La lunga intervista rilasciata da Giorgia Meloni a diverse testate dalla masseria in Val d'Itria permette di fare il punto sulla situazione del governo e della maggioranza all'inizio della breve pausa estiva. In particolare a partire dalle due misure più discusse nelle ultime settimane: il salario minimo e il prelievo sugli extraprofitti. Sul primo capitolo sarebbe un errore, avvalorato per la verità dalle reazioni della segretaria del Pd, pensare che ci si trovi solo di fronte a un classico muro contro muro e che l'incontro tra governo e opposizioni della settimana scorsa sia stato una passerella mediatica vuota di contenuto. La realtà è non diversa ma opposta.

Dopo essere partita da tutti i punti di vista col piede sbagliato, pensando di liquidare la faccenda di corsa con un emendamento soppressivo, Giorgia Meloni ha capito di essersi sbagliata, di aver lasciato in mano alle opposizioni una carta vincente e di stare infliggendo un colpo durissimo alla sua immagine di leader attenta anche agli interessi delle fasce deboli. Di fatto la sua è stata una svolta a U, anche a prezzo di concedere al Pd e a Conte una vittoria che del resto Schlein non rivendica con sufficiente chiarezza. La stessa decisione di affidare alla pratica al Cnel è in buona misura un espediente per nascondere la ritirata.

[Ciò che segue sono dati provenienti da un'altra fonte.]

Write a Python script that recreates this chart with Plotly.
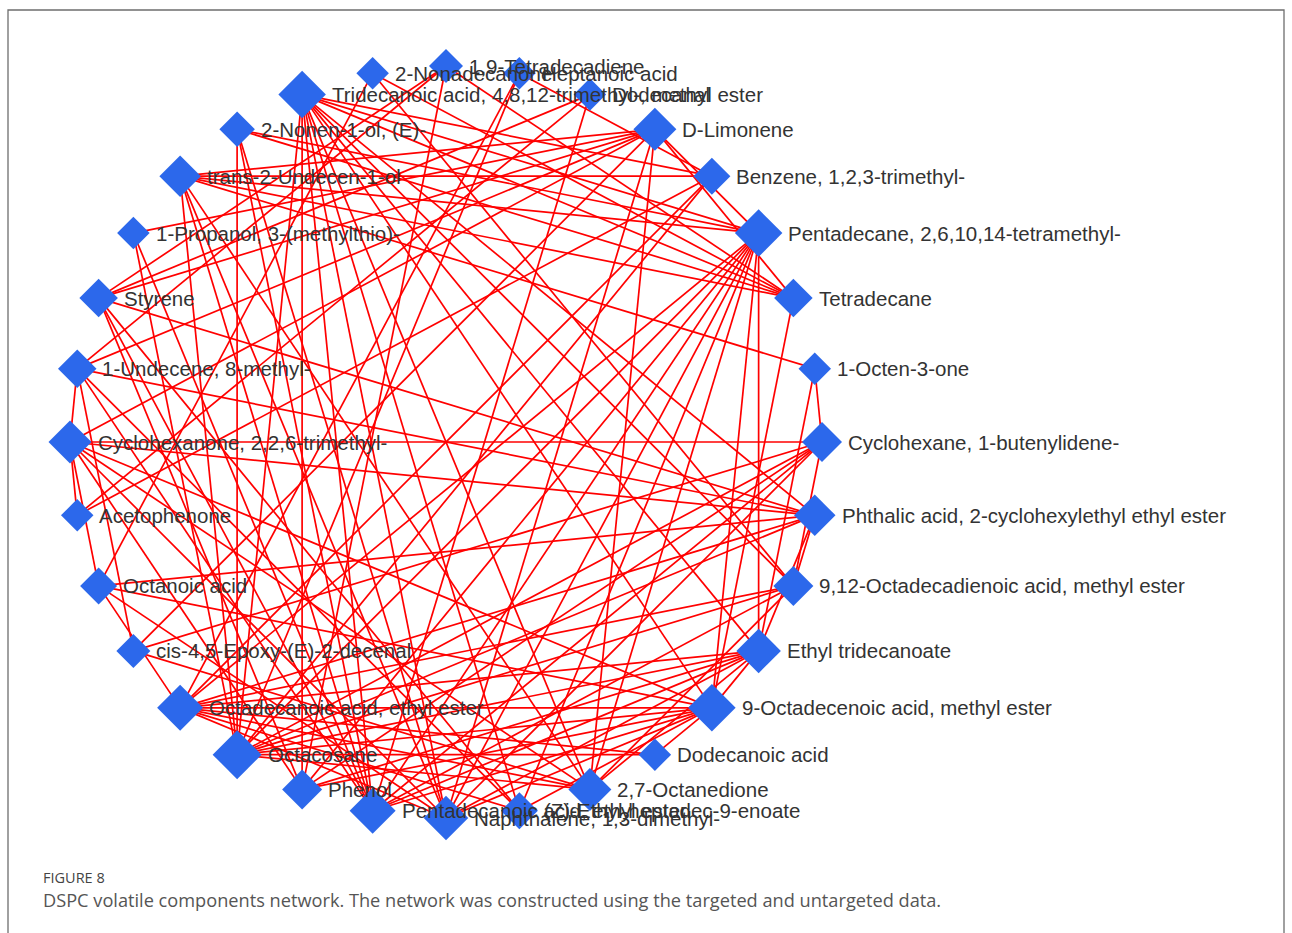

La fastidiosa grana che doveva essere sbrigata in un paio d'ore senza nemmeno farla approdare nell'aula della Camera è diventata l'impegno a presentare una proposta complessiva in 60 giorni, tale da riguardare tutto il lavoro povero. Il salario minimo non ci sarà. Non nella forma proposta dalle opposizioni almeno. Ma l'apertura contenuta nell'intervista, la disponibilità a discuterne «per alcune categorie» è significativa. In realtà anche nella proposta per la quale i partiti dell'opposizione stanno raccogliendo le firme il salario minimo riguarda essenzialmente “alcune categorie”, quelle cioè non contrattualizzate o esposte alle forche caudine dei contratti pirata. Il passo avanti sulla strada di un'intesa è sostanzioso pur se non ancora decisivo. Sul tema però la maggioranza non è affatto unita.

Nell'incontro di palazzo Chigi Salvini, in un intervento brevissimo e da remoto, ha ribadito che la posizione della Lega è quella già illustrata dal sottosegretario leghista Durigon e si tratta di un passaggio molto spinoso perché dalle parole del sottosegretario sembra trapelare l'intenzione non di eliminare ma di ufficializzare i contratti pirata. La partita è doppia: tra governo, opposizione e sindacati ma anche all'interno della maggioranza. In ogni caso la mossa non solo formale della premier indica almeno la consapevolezza di non poter restare sulla posizione più di austerità che di semplice rigore sinora assunta.

Quella posizione ha garantito al governo della destra la benevolenza della Bce e di Bruxelles, manda in sollucchero anche molti commentatori e poteri ben poco teneri con quel governo. Però rischia di costare troppo alla premier in termini di consenso e credibilità popolare.

Meloni, poi, non solo rivendica personalmente la tassa sugli extraprofitti, decisione imposta al leader azzurro Tajani ma in buona misura anche al ministro dell'Economia Giorgetti, ma la qualifica esplicitamente come scelta politica. Nel merito e nella sostanza sia la portata che gli effetti del provvedimento sono ancora incerti. Il tentativo di ridimensionare ulteriormente in Parlamento il prelievo, già dimezzato dal tetto massimo dello 0,1 per cento del totale attivo, è già certo e qualcosa, forse molto, riuscirà a erodere.

I proventi, ha dimostrato Emiliano Brancaccio, andranno a vantaggio soprattutto dei “padroncini”, cioè dei piccoli imprenditori in debito con le banche e non dei debitori alle prese con i mutui in salita. Ma la scelta, come ci tiene a sottolineare la premier, era essenzialmente politica: mirava cioè a lanciare un messaggio forte e proprio per questo Meloni ha deciso solo con Salvini, sulla testa di Tajani ma anche di una parte non irrilevante della Lega.

La “svolta” della premier, se sopravviverà all'agosto e non verrà rimangiata implica però un grosso problema: la prossima legge di bilancio. Se non vuole che sia di nuovo all'insegna dell'austerità, la premier e Giorgetti dovranno trovare coperture e forse sfidare quell'establishment europeo che sinora li ha coperti proprio in virtù di un'accettazione completa del rigore.